Esslinger v. HSBC Bank Nevada, N.A., CIV.A. 10-3213,
Therefore, the Court finds that all of the elements for res judicata are satisfied here and Plaintiff is barred from bringing a claim for compensation on behalf of the consumers who were class members in the Spinelli action. Accordingly, Plaintiffs consumer relief claim under Count II (Regulation Z) of its Complaint is dismissed with prejudice.
THEREFORE, IT IS ORDERED, that Defendants’ Motion to Dismiss Consumer Relief Claims Pursuant to Prior Class Action Settlement (Doc. No. 22) is hereby GRANTED.
Notes
. The Middle District of Florida District Court which originally heard the Spinelli action will hereinafter referred to as the "Spinelli Court.”

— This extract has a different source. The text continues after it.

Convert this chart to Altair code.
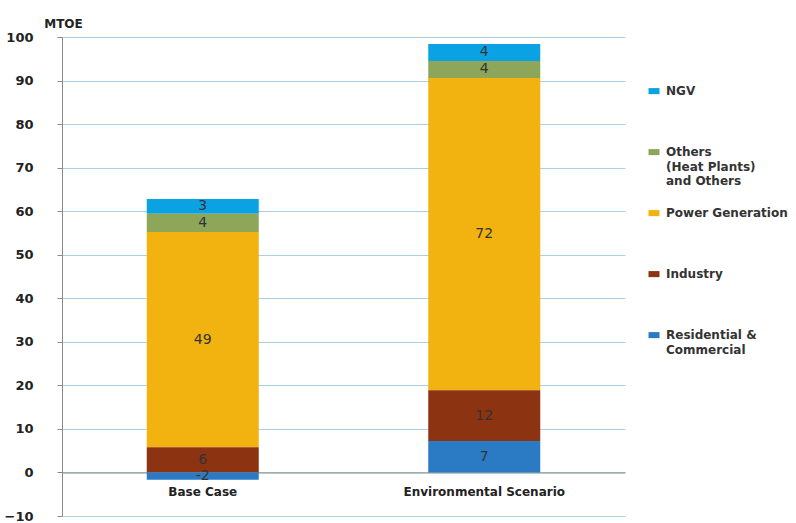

. The Court determined that Plaintiffs NMU-PA claim is preempted in its Memorandum Opinion and Order. (Doc. No. 33). Accordingly, Defendants’ Motion is moot as to Plaintiff’s request for restitution under the NMU-PA.
. To the extent that Tenth Circuit lаw continues to apply, the Tenth Circuit has not yet ruled on the issue of privity between citizens who have already litigated their claims and state agencies which seek to vindicate the citizens’ rights in subsequent actions.
. The consumer and the mobile home company had settled for less than the full amount of the deposit. See Rex, Inc.,
. Plaintiffs analysis of Rex, Inc. apparently ended after this section of the Court’s opinion, because Plaintiff argues that this case supports a finding that it is not in privity with the consumers in the Spinelli action. Plaintiff's argument ignores the public versus private interests distinction explained by the Court later on in its opinion.